The Turkish Government moved to ban YouTube, a week after a similar move against Twitter.
"I don't understand how people of good sense could defend this Facebook, YouTube and Twitter. There are all kinds of lies there," Erdogan told supporters recently.
Also lies, according to Erdogan, are apparent recordings embroiling him and his entourage in a series of alleged corruption.
The administration has been sinking deeper into scandals that emerged when the police arrested the sons of ministers, high-profile businessmen and politicians for corruption and illicit gold transactions with Iran.
Erdogan responded by reassigning thousands of policemen and prosecutors.
The recordings purport to be of conversations between Erdogan and his son. The Prime Minister is heard telling his son not to accept a bribe from a businessman as the amount is too small, and ordering him to hide millions of euros during a corruption investigation.
Turks will vote in municipal elections tomorrow, which are widely viewed as a referendum on Erdogan's 11 years in power. He is increasingly under pressure after the widening graft probe, a heavy-handed response to protests in Istanbul's Gezi Park last year and an economy that has begun to slow.
This month, the annual World Press Freedom index, published by Reporters without Borders, ranked Turkey at 154 of the 180 listed countries - below Afghanistan and Iraq.
The index says that with 60 journalists in detention at the end of last year, Turkey is one of the "world's biggest prisons for media personnel".
Human rights groups say the administration will use all available means and legislation - ranging from defamation to anti-terrorism laws - to muzzle critical voices.
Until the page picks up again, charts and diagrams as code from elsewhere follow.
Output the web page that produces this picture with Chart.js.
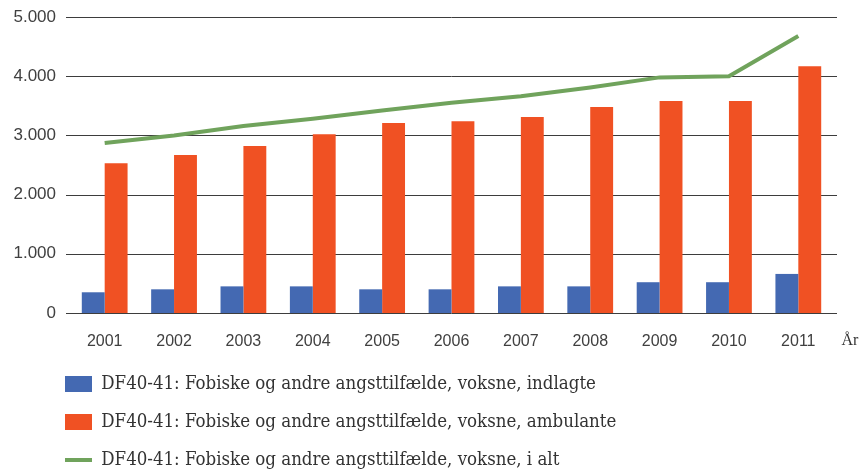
<!DOCTYPE html>
<html><head><meta charset="utf-8">
<script src="https://cdn.jsdelivr.net/npm/chart.js@4/dist/chart.umd.min.js"></script>
<style>html,body{margin:0;padding:0;background:#fff}</style>
</head><body>
<canvas id="c" width="865" height="473"></canvas>
<script>
const years = ['2001','2002','2003','2004','2005','2006','2007','2008','2009','2010','2011'];
const indlagte = [350,400,450,450,400,400,450,450,520,520,660];
const ambulante = [2530,2670,2820,3020,3210,3240,3310,3480,3580,3580,4170];
const iAlt = [2870,3000,3160,3280,3420,3550,3660,3810,3980,4000,4680];
const yTickValues = [0,1000,2000,3000,4000,5000];
const yTickLabels = ['0','1.000','2.000','3.000','4.000','5.000'];
const seriesNames = [
  'DF40-41: Fobiske og andre angsttilfælde, voksne, indlagte',
  'DF40-41: Fobiske og andre angsttilfælde, voksne, ambulante',
  'DF40-41: Fobiske og andre angsttilfælde, voksne, i alt'
];
const axisUnit = 'År';

const gridPlugin = {
  id: 'gridExt',
  afterLayout(chart) {
    const l = chart.legend;
    if (l) { l.left += 45.5; l.right += 45.5; }
  },
  beforeDatasetsDraw(chart) {
    const {ctx, chartArea, scales} = chart;
    ctx.save();
    ctx.strokeStyle = '#3d3d3d';
    ctx.lineWidth = 1;
    yTickValues.forEach(v => {
      const y = Math.round(scales.y.getPixelForValue(v)) + 0.5;
      ctx.beginPath();
      ctx.moveTo(chartArea.left - 4, y);
      ctx.lineTo(chartArea.right + 4, y);
      ctx.stroke();
    });
    ctx.restore();
  },
  afterDraw(chart) {
    const {ctx, chartArea, scales} = chart;
    ctx.save();
    ctx.font = '16px "Liberation Serif"';
    ctx.fillStyle = '#333';
    ctx.textAlign = 'center';
    ctx.textBaseline = 'middle';
    ctx.fillText(axisUnit, chartArea.right + 17, scales.x.top + 18.5 + 9.6);
    ctx.restore();
  }
};

new Chart(document.getElementById('c'), {
  type: 'bar',
  data: {
    labels: years,
    datasets: [
      {label: seriesNames[0], data: indlagte, backgroundColor: '#4469b2', borderWidth: 0, pointStyle: 'rect'},
      {label: seriesNames[1], data: ambulante, backgroundColor: '#f05123', borderWidth: 0, pointStyle: 'rect'},
      {type: 'line', label: seriesNames[2], data: iAlt, borderColor: '#70a35c', backgroundColor: '#70a35c',
       borderWidth: 4, pointRadius: 0, pointStyle: 'line', tension: 0, fill: false}
    ]
  },
  plugins: [gridPlugin],
  options: {
    responsive: false,
    animation: false,
    devicePixelRatio: 1,
    categoryPercentage: 0.66,
    barPercentage: 1,
    layout: {padding: {left: 0, right: 32, top: 17, bottom: -6.25}},
    plugins: {
      tooltip: {enabled: false},
      legend: {
        position: 'bottom',
        align: 'start',
        labels: {
          usePointStyle: true,
          pointStyleWidth: 27,
          boxHeight: 16,
          padding: 19.5,
          color: '#333',
          font: {family: '"DejaVu Serif Condensed"', size: 18.5}
        }
      }
    },
    scales: {
      x: {
        grid: {display: false, drawTicks: false},
        border: {display: false},
        ticks: {color: '#404040', font: {family: '"Liberation Sans"', size: 16}, padding: 18.5, maxRotation: 0, autoSkip: false},
        afterFit(s) { s.height = 42.25; }
      },
      y: {
        min: 0, max: 5000,
        grid: {display: false, drawTicks: false},
        border: {display: false},
        ticks: {
          stepSize: 1000,
          color: '#404040',
          font: {family: '"Liberation Sans"', size: 17},
          padding: 14,
          callback: v => yTickLabels[yTickValues.indexOf(v)]
        },
        afterFit(s) { s.width = 70; s.paddingTop = 0; s.paddingBottom = 0; }
      }
    }
  }
});
</script>
</body></html>
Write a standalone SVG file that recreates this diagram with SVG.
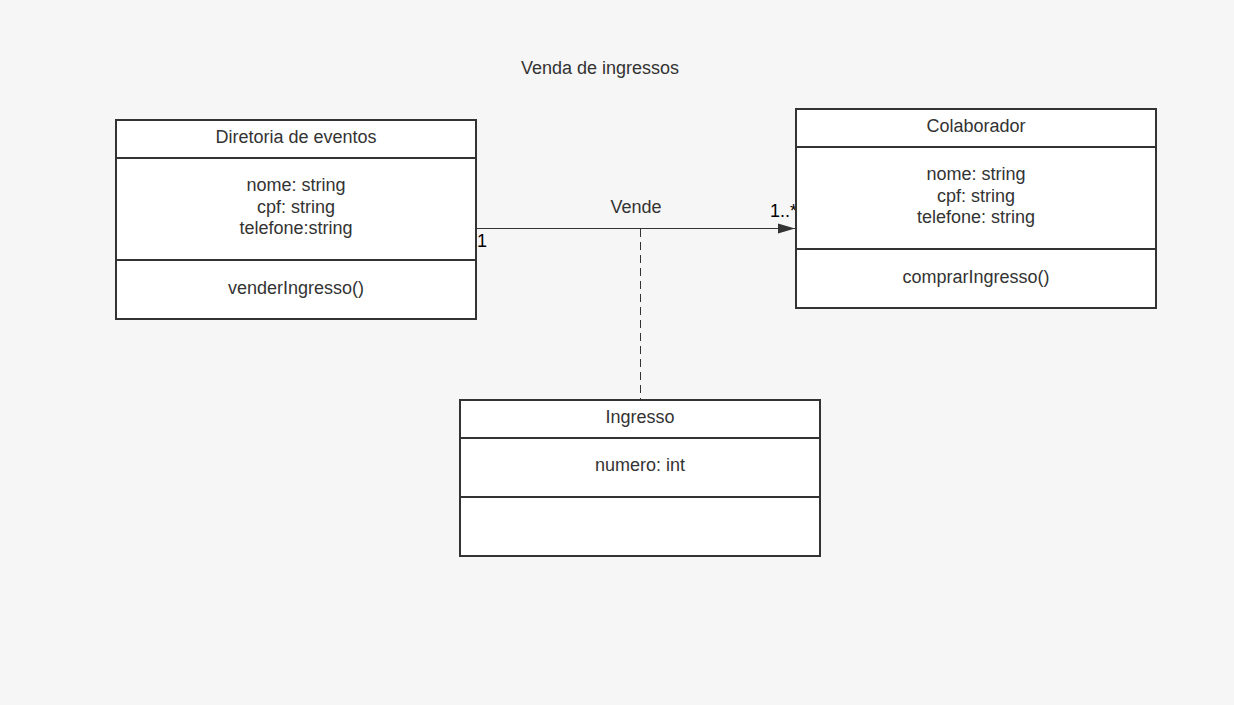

"The root of the [censorship] problem is the complete intolerance of dissent on behalf of the authorities," said Amnesty International's Turkey researcher, Andrew Gardner.
"They don't like people advocating views that are radically different, and are intolerant to criticism which they view as an insult or form of defamation."
Gardner cites the case of investigative journalists Ahmet Sik and Nesim Seker who were in detention for a year before being prosecuted for their participation in what authorities called "terrorist crimes".
The evidence against them was a draft manuscript of a then-unpublished book and a document outlining the strategy of Ergenekon - an alleged underground network of militarists seeking to overthrow the Government in a coup.
When journalists aren't prosecuted, they can be fired. In the past two years Milliyet has dismissed four reporters who criticised the Prime Minister.
Mehmet Altan was appointed chief editor of the Star newspaper in 2006 but was removed in 2012 after his articles starting criticising the Prime Minister's policies. "It's very difficult to be independent in Turkey," he said. "It's basically fascism here."
Opposition television channel Kanalturk said yesterday its broadcasting licence had been removed a few days ago, and another channel will be barred from airing a show on the night of the elections.
Fatih Karaca, head of the media unit of Ipek group of companies, the producer of Kanalturk, which is linked to a movement led by the United States-based moderate Islamic cleric Fethullah Gulen, said the decision was politically motivated.
The overwhelming majority of media groups are either in the grip of the Government or under the influence of Gulen, a one-time ally of the leader but now Erdogan's bitter foe.
Zaman, a leading newspaper, has close links to the Gulenists. This, observers claim, leaves the Turkish public with little choice. "We are inspired by the ideas of the Hizmet [the philosophy of Fethullah Gulen] movement," the managing editor of the English-language version of Zaman, Celil Sagir, said.
"These are the values of democracy, the rule of law, freedom of expression and free-market economy and we will walk with whoever stands for these principles - a political party, a person - but our support will be for the principles, not for these entities."
The rift between Erdogan and the Islamic scholar started early last year, and was exacerbated by last year's brutal crackdown on protesters.
During the Gezi Park protests in June, local media initially turned a blind eye to the movement.
But many in Turkey blame state pressure as the government's control creeps into the judiciary and other authorities.
In 2009, independent media mogul Aydin Dogan, owner of CNN Turkey, was fined 4.5 billion ($7.1 billion) for not paying taxes. The audit came after Dogan's media empire publicised the Lighthouse charity scandal, when a German court convicted three Turkish men of siphoning off 18 million.
Opposition critics at the time claimed the ruling AKP had also been involved, although prosecutors found no evidence of that in Germany.
While Dogan's company appealed and settled for 1 billion, the old rivalry between the media mogul and Erdogan seems to be far from over.
In the leaked recordings, Erdogan appears to admit that he ordered his former Justice Minister to make sure Dogan was punished. The leader said his meddling in the judiciary was "natural".
Recent legislation in Turkey has given the Government greater control over the judiciary.
Like many Turks, Altan fears for his country's future: "The Government has tried to overturn the rule of law. This is a coup in our state."